TASK DIRECTIONS: In the records below, pick out all lines containing the word "this".

INPUT RECORDS:

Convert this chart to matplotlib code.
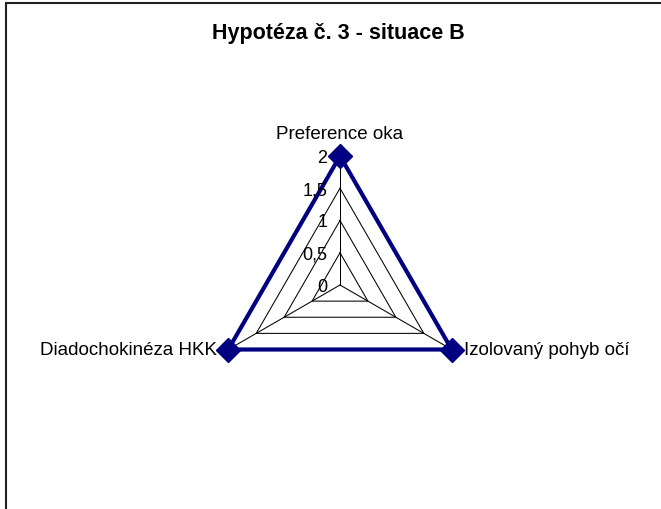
import numpy as np
import matplotlib.pyplot as plt
from matplotlib.patches import Rectangle

plt.rcParams['font.family'] = ['Liberation Sans', 'DejaVu Sans']

title = "Hypotéza č. 3 - situace B"
categories = ["Preference oka", "Izolovaný pohyb očí", "Diadochokinéza HKK"]
values = [2, 2, 2]
r_ticks = [0, 0.5, 1, 1.5, 2]
r_tick_labels = ["0", "0,5", "1", "1,5", "2"]
r_max = 2

W, H = 661, 510
fig = plt.figure(figsize=(W / 100, H / 100), dpi=100)

# chart frame (only top and left edges fall inside the image)
fig.patches.append(Rectangle((5.5 / W, -0.1), 1.2, 1 - 3.5 / H + 0.1,
                             transform=fig.transFigure, fill=False,
                             edgecolor='#202020', linewidth=1.5))

fig.text(338 / W, 1 - 34 / H, title, ha='center', va='center',
         fontsize=15.5, fontweight='bold')

# radar area: centre at (340, 286) px, radius ~129 px
cx, cy, rad = 340, 286, 129
ax = fig.add_axes([(cx - rad) / W, (H - cy - rad) / H, 2 * rad / W, 2 * rad / H],
                  projection='polar')
ax.set_theta_zero_location('N')
ax.set_theta_direction(-1)
ax.set_ylim(0, r_max)
ax.axis('off')

angles = np.linspace(0, 2 * np.pi, len(categories), endpoint=False)
closed = np.append(angles, angles[0])

# triangular grid and spokes
for t in r_ticks[1:-1]:
    ax.plot(closed, [t] * len(closed), color='black', lw=0.75, zorder=1)
for a in angles:
    ax.plot([a, a], [0, r_max], color='black', lw=0.75, zorder=1)

vals = np.append(values, values[0])
ax.plot(closed, vals, color='#000080', lw=3, zorder=3, clip_on=False)
ax.plot(angles, values, 'D', color='#000080', ms=12, zorder=4, clip_on=False)

# radial tick labels left of the top spoke
for t, lab in zip(r_ticks, r_tick_labels):
    ax.annotate(lab, xy=(0, t), xytext=(-9, -1), textcoords='offset points',
                ha='right', va='center', fontsize=13, annotation_clip=False)

# category labels
lab_size = 13.5
ax.annotate(categories[0], xy=(angles[0], r_max), xytext=(0, 10),
            textcoords='offset points', ha='center', va='bottom', fontsize=lab_size,
            annotation_clip=False)
ax.annotate(categories[1], xy=(angles[1], r_max), xytext=(9, 0),
            textcoords='offset points', ha='left', va='center', fontsize=lab_size,
            annotation_clip=False)
ax.annotate(categories[2], xy=(angles[2], r_max), xytext=(-8, 0),
            textcoords='offset points', ha='right', va='center', fontsize=lab_size,
            annotation_clip=False)

fig.savefig('out.png', dpi=100)
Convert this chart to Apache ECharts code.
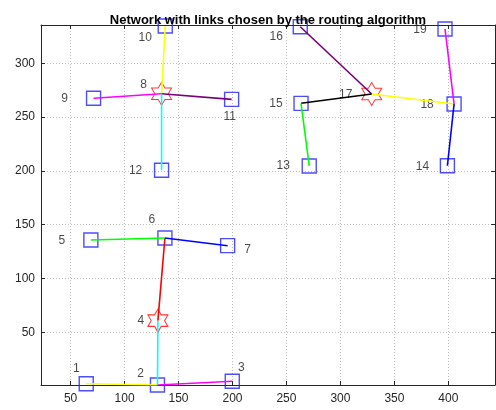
<!DOCTYPE html>
<html>
<head>
<meta charset="utf-8">
<script src="https://cdn.jsdelivr.net/npm/echarts@6/dist/echarts.min.js"></script>
<style>html,body{margin:0;padding:0;background:#fff}#c{width:496px;height:410px}</style>
</head>
<body>
<div id="c"></div>
<script>
// ---- data ----
const nodeIds = [1,2,3,4,5,6,7,8,9,10,11,12,13,14,15,16,17,18,19];
const nodeX = [64.5,130.5,199.8,130.9,68.8,137.4,195.5,134.3,71.3,137.7,199.2,134.3,271.1,399.1,263.5,262.8,329.0,405.3,396.9];
const nodeY = [2.2,1.0,4.5,60.8,135.8,137.6,130.5,271.7,267.5,334.7,266.5,200.6,204.6,204.8,262.8,334.0,271.5,262.2,331.9];
const starNodes = [4,8,17];
const edgesFrom = [1,2,2,4,5,6,8,8,8,8,16,15,15,17,18,18];
const edgesTo   = [2,3,4,6,6,7,10,9,11,12,17,17,13,18,19,14];
const edgeColors = ['#ffff00','#ff00ff','#00ffff','#ff0000','#00ff00','#0000ff','#ffff00','#ff00ff','#7a007a','#00ffff','#7a007a','#000000','#00ff00','#ffff00','#ff00ff','#0000ff'];
const titleText = 'Network with links chosen by the routing algorithm';
const xRange = [22.6, 443.2];
const yRange = [1, 335.6];

// ---- styles ----
const labelOffsets = {
  1:[-10,-15],2:[-17,-11],3:[9,-14],4:[-17,0],5:[-29,1],6:[-13,-18],7:[20,4],
  8:[-18,-9],9:[-29,0],10:[-20,12],11:[-2,17],12:[-26,0],13:[-26,0],14:[-25,1],
  15:[-25,0],16:[-24,10],17:[-26,1],18:[-27,1],19:[-25,1]
};
const hexagram = 'path://M50 0 L64.43 25 L93.3 25 L78.87 50 L93.3 75 L64.43 75 L50 100 L35.57 75 L6.7 75 L21.13 50 L6.7 25 L35.57 25 Z';
const FONT = '"Liberation Sans", Arial, Helvetica, sans-serif';
const AX = '#262626';

const series = [];
const squareData = [], starData = [];
nodeIds.forEach((id, i) => {
  const item = {
    value: [nodeX[i], nodeY[i]],
    label: { show: true, formatter: String(id), position: 'inside', offset: labelOffsets[id],
             color: '#1a1a1a', fontSize: 12, fontFamily: FONT }
  };
  (starNodes.includes(id) ? starData : squareData).push(item);
});
series.push({
  type: 'scatter', data: squareData, symbol: 'rect', symbolSize: 14, z: 2,
  itemStyle: { color: 'rgba(0,0,0,0)', borderColor: '#2020ff', borderWidth: 1.4 },
  emphasis: { disabled: true }, silent: true
});
series.push({
  type: 'scatter', data: starData, symbol: hexagram, symbolSize: [20, 23], symbolKeepAspect: false, z: 2,
  itemStyle: { color: 'rgba(0,0,0,0)', borderColor: '#ff0000', borderWidth: 1 },
  emphasis: { disabled: true }, silent: true
});
edgesFrom.forEach((a, k) => {
  const b = edgesTo[k];
  const ia = nodeIds.indexOf(a), ib = nodeIds.indexOf(b);
  series.push({
    type: 'line', z: 3, showSymbol: false, silent: true, animation: false,
    data: [[nodeX[ia], nodeY[ia]], [nodeX[ib], nodeY[ib]]],
    lineStyle: { color: edgeColors[k], width: 1.6 }
  });
});

const gridLine = { show: true, lineStyle: { color: '#bdbdbd', type: [1, 2], width: 1 } };
const chart = echarts.init(document.getElementById('c'), null, { renderer: 'canvas' });
chart.setOption({
  animation: false,
  backgroundColor: '#fff',
  title: { text: titleText, left: 263, textAlign: 'center', top: 9,
           textStyle: { fontFamily: FONT, fontSize: 13, fontWeight: 'bold', color: '#000' } },
  grid: { left: 41, right: 1, top: 25, bottom: 25, containLabel: false },
  xAxis: [
    { type: 'value', min: xRange[0], max: xRange[1], splitNumber: 8,
      axisLine: { show: true, onZero: false, lineStyle: { color: AX, width: 1 } },
      axisTick: { show: true, inside: true, length: 4, lineStyle: { color: AX } },
      axisLabel: { showMinLabel: false, showMaxLabel: false, margin: 8, color: AX, fontSize: 12, fontFamily: FONT },
      splitLine: gridLine },
    { type: 'value', position: 'top', min: xRange[0], max: xRange[1], splitNumber: 8,
      axisLine: { show: true, onZero: false, lineStyle: { color: AX, width: 1 } },
      axisTick: { show: true, inside: true, length: 4, lineStyle: { color: AX } },
      axisLabel: { show: false }, splitLine: { show: false } }
  ],
  yAxis: [
    { type: 'value', min: yRange[0], max: yRange[1], splitNumber: 7,
      axisLine: { show: true, onZero: false, lineStyle: { color: AX, width: 1 } },
      axisTick: { show: true, inside: true, length: 4, lineStyle: { color: AX } },
      axisLabel: { showMinLabel: false, showMaxLabel: false, margin: 6, color: AX, fontSize: 12, fontFamily: FONT },
      splitLine: gridLine },
    { type: 'value', position: 'right', min: yRange[0], max: yRange[1], splitNumber: 7,
      axisLine: { show: true, onZero: false, lineStyle: { color: AX, width: 1 } },
      axisTick: { show: true, inside: true, length: 4, lineStyle: { color: AX } },
      axisLabel: { show: false }, splitLine: { show: false } }
  ],
  series: series
});
</script>
</body>
</html>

WRITTEN SOLUTION:
Convert this chart to matplotlib code.
Convert this chart to Apache ECharts code.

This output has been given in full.